= Set task =
Write the data below out exactly as it stands. Do not include the pictures.

####

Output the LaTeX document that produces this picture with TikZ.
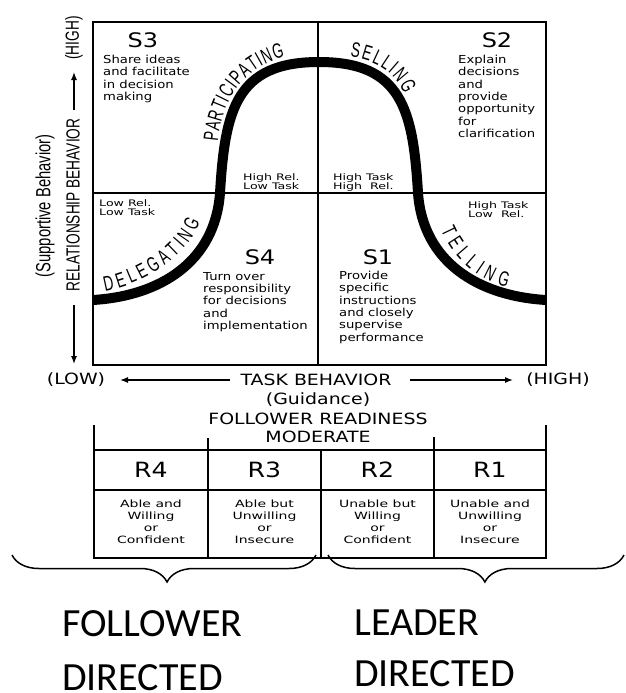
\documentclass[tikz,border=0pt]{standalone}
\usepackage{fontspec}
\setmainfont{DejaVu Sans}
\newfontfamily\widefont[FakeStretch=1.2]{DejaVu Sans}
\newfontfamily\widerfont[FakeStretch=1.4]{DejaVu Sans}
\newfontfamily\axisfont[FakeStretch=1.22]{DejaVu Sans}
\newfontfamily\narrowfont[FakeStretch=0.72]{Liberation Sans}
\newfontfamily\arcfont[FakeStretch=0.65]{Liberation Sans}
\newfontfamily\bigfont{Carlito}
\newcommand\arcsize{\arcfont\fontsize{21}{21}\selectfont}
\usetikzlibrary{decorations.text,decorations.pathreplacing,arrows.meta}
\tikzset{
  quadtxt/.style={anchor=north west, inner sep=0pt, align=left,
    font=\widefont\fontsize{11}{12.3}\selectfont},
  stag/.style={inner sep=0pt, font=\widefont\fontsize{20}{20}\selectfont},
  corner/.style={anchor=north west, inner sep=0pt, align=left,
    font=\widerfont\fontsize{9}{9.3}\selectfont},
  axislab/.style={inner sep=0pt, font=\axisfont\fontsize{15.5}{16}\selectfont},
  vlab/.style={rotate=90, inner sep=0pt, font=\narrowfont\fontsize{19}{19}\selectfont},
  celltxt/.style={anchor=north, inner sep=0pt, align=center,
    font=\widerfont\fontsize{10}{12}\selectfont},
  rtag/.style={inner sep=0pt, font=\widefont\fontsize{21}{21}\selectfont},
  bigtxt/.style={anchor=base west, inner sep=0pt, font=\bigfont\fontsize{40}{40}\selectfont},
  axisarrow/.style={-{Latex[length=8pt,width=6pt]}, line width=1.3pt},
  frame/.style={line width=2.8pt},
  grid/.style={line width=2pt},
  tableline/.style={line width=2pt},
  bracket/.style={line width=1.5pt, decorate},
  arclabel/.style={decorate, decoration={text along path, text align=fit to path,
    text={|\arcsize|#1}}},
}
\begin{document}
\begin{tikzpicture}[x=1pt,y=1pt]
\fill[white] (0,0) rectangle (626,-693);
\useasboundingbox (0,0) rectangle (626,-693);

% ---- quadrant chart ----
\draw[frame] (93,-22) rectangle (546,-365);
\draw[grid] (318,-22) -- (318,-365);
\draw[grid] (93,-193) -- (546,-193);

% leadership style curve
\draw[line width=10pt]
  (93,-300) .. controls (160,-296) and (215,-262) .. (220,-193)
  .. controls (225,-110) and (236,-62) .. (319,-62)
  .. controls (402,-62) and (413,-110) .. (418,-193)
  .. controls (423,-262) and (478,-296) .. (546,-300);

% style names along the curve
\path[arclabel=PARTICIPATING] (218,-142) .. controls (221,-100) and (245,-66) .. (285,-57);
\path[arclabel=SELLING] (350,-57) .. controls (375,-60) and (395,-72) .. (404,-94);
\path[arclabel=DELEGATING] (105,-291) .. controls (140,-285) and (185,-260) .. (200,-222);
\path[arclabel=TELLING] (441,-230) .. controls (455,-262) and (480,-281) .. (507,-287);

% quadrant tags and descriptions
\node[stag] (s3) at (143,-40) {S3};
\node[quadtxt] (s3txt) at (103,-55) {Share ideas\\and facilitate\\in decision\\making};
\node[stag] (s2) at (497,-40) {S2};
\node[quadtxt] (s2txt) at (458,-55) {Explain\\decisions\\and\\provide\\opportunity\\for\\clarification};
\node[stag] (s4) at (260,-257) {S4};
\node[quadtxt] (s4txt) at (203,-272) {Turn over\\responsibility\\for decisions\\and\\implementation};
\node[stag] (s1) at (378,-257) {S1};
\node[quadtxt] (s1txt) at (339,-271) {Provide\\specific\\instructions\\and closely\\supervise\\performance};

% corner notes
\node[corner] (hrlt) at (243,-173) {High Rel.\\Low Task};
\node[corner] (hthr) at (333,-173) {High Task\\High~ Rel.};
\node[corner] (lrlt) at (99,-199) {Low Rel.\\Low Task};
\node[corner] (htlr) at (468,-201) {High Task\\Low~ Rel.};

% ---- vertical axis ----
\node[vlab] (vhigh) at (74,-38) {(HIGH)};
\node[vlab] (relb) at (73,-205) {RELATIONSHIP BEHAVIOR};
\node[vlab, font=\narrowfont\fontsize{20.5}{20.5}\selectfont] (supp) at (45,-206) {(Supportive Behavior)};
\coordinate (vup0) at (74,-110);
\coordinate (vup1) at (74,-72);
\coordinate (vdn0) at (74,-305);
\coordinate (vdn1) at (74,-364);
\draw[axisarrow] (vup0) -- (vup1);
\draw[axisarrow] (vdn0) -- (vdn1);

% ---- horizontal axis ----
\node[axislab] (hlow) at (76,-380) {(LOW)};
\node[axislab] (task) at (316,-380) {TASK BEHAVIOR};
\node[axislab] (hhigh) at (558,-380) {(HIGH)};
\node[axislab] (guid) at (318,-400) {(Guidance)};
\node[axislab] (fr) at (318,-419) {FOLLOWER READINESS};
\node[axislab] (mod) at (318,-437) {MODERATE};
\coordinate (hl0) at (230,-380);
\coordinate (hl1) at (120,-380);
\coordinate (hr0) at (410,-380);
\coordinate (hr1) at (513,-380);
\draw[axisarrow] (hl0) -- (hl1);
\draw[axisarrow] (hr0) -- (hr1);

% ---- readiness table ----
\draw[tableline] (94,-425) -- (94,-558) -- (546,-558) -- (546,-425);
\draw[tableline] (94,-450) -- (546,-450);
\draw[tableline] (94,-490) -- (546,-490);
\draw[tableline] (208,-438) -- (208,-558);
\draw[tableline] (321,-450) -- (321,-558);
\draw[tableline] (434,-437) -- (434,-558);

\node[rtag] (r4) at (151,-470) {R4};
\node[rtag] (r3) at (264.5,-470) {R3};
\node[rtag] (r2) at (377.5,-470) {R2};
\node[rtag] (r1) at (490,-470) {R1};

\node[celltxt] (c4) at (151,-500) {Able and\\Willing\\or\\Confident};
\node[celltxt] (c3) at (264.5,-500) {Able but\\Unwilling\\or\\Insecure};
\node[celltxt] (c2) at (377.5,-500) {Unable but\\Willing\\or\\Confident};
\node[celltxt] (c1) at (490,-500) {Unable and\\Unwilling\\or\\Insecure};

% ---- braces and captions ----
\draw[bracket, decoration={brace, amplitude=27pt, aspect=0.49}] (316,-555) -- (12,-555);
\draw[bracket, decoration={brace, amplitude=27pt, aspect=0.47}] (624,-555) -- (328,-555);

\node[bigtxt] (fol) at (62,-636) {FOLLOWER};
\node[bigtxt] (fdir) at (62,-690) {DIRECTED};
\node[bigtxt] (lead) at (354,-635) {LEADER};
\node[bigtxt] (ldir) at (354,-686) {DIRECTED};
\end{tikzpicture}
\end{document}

####

= Output =
Output the LaTeX document that produces this picture with TikZ.
\documentclass[tikz,border=0pt]{standalone}
\usepackage{fontspec}
\setmainfont{DejaVu Sans}
\newfontfamily\widefont[FakeStretch=1.2]{DejaVu Sans}
\newfontfamily\widerfont[FakeStretch=1.4]{DejaVu Sans}
\newfontfamily\axisfont[FakeStretch=1.22]{DejaVu Sans}
\newfontfamily\narrowfont[FakeStretch=0.72]{Liberation Sans}
\newfontfamily\arcfont[FakeStretch=0.65]{Liberation Sans}
\newfontfamily\bigfont{Carlito}
\newcommand\arcsize{\arcfont\fontsize{21}{21}\selectfont}
\usetikzlibrary{decorations.text,decorations.pathreplacing,arrows.meta}
\tikzset{
  quadtxt/.style={anchor=north west, inner sep=0pt, align=left,
    font=\widefont\fontsize{11}{12.3}\selectfont},
  stag/.style={inner sep=0pt, font=\widefont\fontsize{20}{20}\selectfont},
  corner/.style={anchor=north west, inner sep=0pt, align=left,
    font=\widerfont\fontsize{9}{9.3}\selectfont},
  axislab/.style={inner sep=0pt, font=\axisfont\fontsize{15.5}{16}\selectfont},
  vlab/.style={rotate=90, inner sep=0pt, font=\narrowfont\fontsize{19}{19}\selectfont},
  celltxt/.style={anchor=north, inner sep=0pt, align=center,
    font=\widerfont\fontsize{10}{12}\selectfont},
  rtag/.style={inner sep=0pt, font=\widefont\fontsize{21}{21}\selectfont},
  bigtxt/.style={anchor=base west, inner sep=0pt, font=\bigfont\fontsize{40}{40}\selectfont},
  axisarrow/.style={-{Latex[length=8pt,width=6pt]}, line width=1.3pt},
  frame/.style={line width=2.8pt},
  grid/.style={line width=2pt},
  tableline/.style={line width=2pt},
  bracket/.style={line width=1.5pt, decorate},
  arclabel/.style={decorate, decoration={text along path, text align=fit to path,
    text={|\arcsize|#1}}},
}
\begin{document}
\begin{tikzpicture}[x=1pt,y=1pt]
\fill[white] (0,0) rectangle (626,-693);
\useasboundingbox (0,0) rectangle (626,-693);

% ---- quadrant chart ----
\draw[frame] (93,-22) rectangle (546,-365);
\draw[grid] (318,-22) -- (318,-365);
\draw[grid] (93,-193) -- (546,-193);

% leadership style curve
\draw[line width=10pt]
  (93,-300) .. controls (160,-296) and (215,-262) .. (220,-193)
  .. controls (225,-110) and (236,-62) .. (319,-62)
  .. controls (402,-62) and (413,-110) .. (418,-193)
  .. controls (423,-262) and (478,-296) .. (546,-300);

% style names along the curve
\path[arclabel=PARTICIPATING] (218,-142) .. controls (221,-100) and (245,-66) .. (285,-57);
\path[arclabel=SELLING] (350,-57) .. controls (375,-60) and (395,-72) .. (404,-94);
\path[arclabel=DELEGATING] (105,-291) .. controls (140,-285) and (185,-260) .. (200,-222);
\path[arclabel=TELLING] (441,-230) .. controls (455,-262) and (480,-281) .. (507,-287);

% quadrant tags and descriptions
\node[stag] (s3) at (143,-40) {S3};
\node[quadtxt] (s3txt) at (103,-55) {Share ideas\\and facilitate\\in decision\\making};
\node[stag] (s2) at (497,-40) {S2};
\node[quadtxt] (s2txt) at (458,-55) {Explain\\decisions\\and\\provide\\opportunity\\for\\clarification};
\node[stag] (s4) at (260,-257) {S4};
\node[quadtxt] (s4txt) at (203,-272) {Turn over\\responsibility\\for decisions\\and\\implementation};
\node[stag] (s1) at (378,-257) {S1};
\node[quadtxt] (s1txt) at (339,-271) {Provide\\specific\\instructions\\and closely\\supervise\\performance};

% corner notes
\node[corner] (hrlt) at (243,-173) {High Rel.\\Low Task};
\node[corner] (hthr) at (333,-173) {High Task\\High~ Rel.};
\node[corner] (lrlt) at (99,-199) {Low Rel.\\Low Task};
\node[corner] (htlr) at (468,-201) {High Task\\Low~ Rel.};

% ---- vertical axis ----
\node[vlab] (vhigh) at (74,-38) {(HIGH)};
\node[vlab] (relb) at (73,-205) {RELATIONSHIP BEHAVIOR};
\node[vlab, font=\narrowfont\fontsize{20.5}{20.5}\selectfont] (supp) at (45,-206) {(Supportive Behavior)};
\coordinate (vup0) at (74,-110);
\coordinate (vup1) at (74,-72);
\coordinate (vdn0) at (74,-305);
\coordinate (vdn1) at (74,-364);
\draw[axisarrow] (vup0) -- (vup1);
\draw[axisarrow] (vdn0) -- (vdn1);

% ---- horizontal axis ----
\node[axislab] (hlow) at (76,-380) {(LOW)};
\node[axislab] (task) at (316,-380) {TASK BEHAVIOR};
\node[axislab] (hhigh) at (558,-380) {(HIGH)};
\node[axislab] (guid) at (318,-400) {(Guidance)};
\node[axislab] (fr) at (318,-419) {FOLLOWER READINESS};
\node[axislab] (mod) at (318,-437) {MODERATE};
\coordinate (hl0) at (230,-380);
\coordinate (hl1) at (120,-380);
\coordinate (hr0) at (410,-380);
\coordinate (hr1) at (513,-380);
\draw[axisarrow] (hl0) -- (hl1);
\draw[axisarrow] (hr0) -- (hr1);

% ---- readiness table ----
\draw[tableline] (94,-425) -- (94,-558) -- (546,-558) -- (546,-425);
\draw[tableline] (94,-450) -- (546,-450);
\draw[tableline] (94,-490) -- (546,-490);
\draw[tableline] (208,-438) -- (208,-558);
\draw[tableline] (321,-450) -- (321,-558);
\draw[tableline] (434,-437) -- (434,-558);

\node[rtag] (r4) at (151,-470) {R4};
\node[rtag] (r3) at (264.5,-470) {R3};
\node[rtag] (r2) at (377.5,-470) {R2};
\node[rtag] (r1) at (490,-470) {R1};

\node[celltxt] (c4) at (151,-500) {Able and\\Willing\\or\\Confident};
\node[celltxt] (c3) at (264.5,-500) {Able but\\Unwilling\\or\\Insecure};
\node[celltxt] (c2) at (377.5,-500) {Unable but\\Willing\\or\\Confident};
\node[celltxt] (c1) at (490,-500) {Unable and\\Unwilling\\or\\Insecure};

% ---- braces and captions ----
\draw[bracket, decoration={brace, amplitude=27pt, aspect=0.49}] (316,-555) -- (12,-555);
\draw[bracket, decoration={brace, amplitude=27pt, aspect=0.47}] (624,-555) -- (328,-555);

\node[bigtxt] (fol) at (62,-636) {FOLLOWER};
\node[bigtxt] (fdir) at (62,-690) {DIRECTED};
\node[bigtxt] (lead) at (354,-635) {LEADER};
\node[bigtxt] (ldir) at (354,-686) {DIRECTED};
\end{tikzpicture}
\end{document}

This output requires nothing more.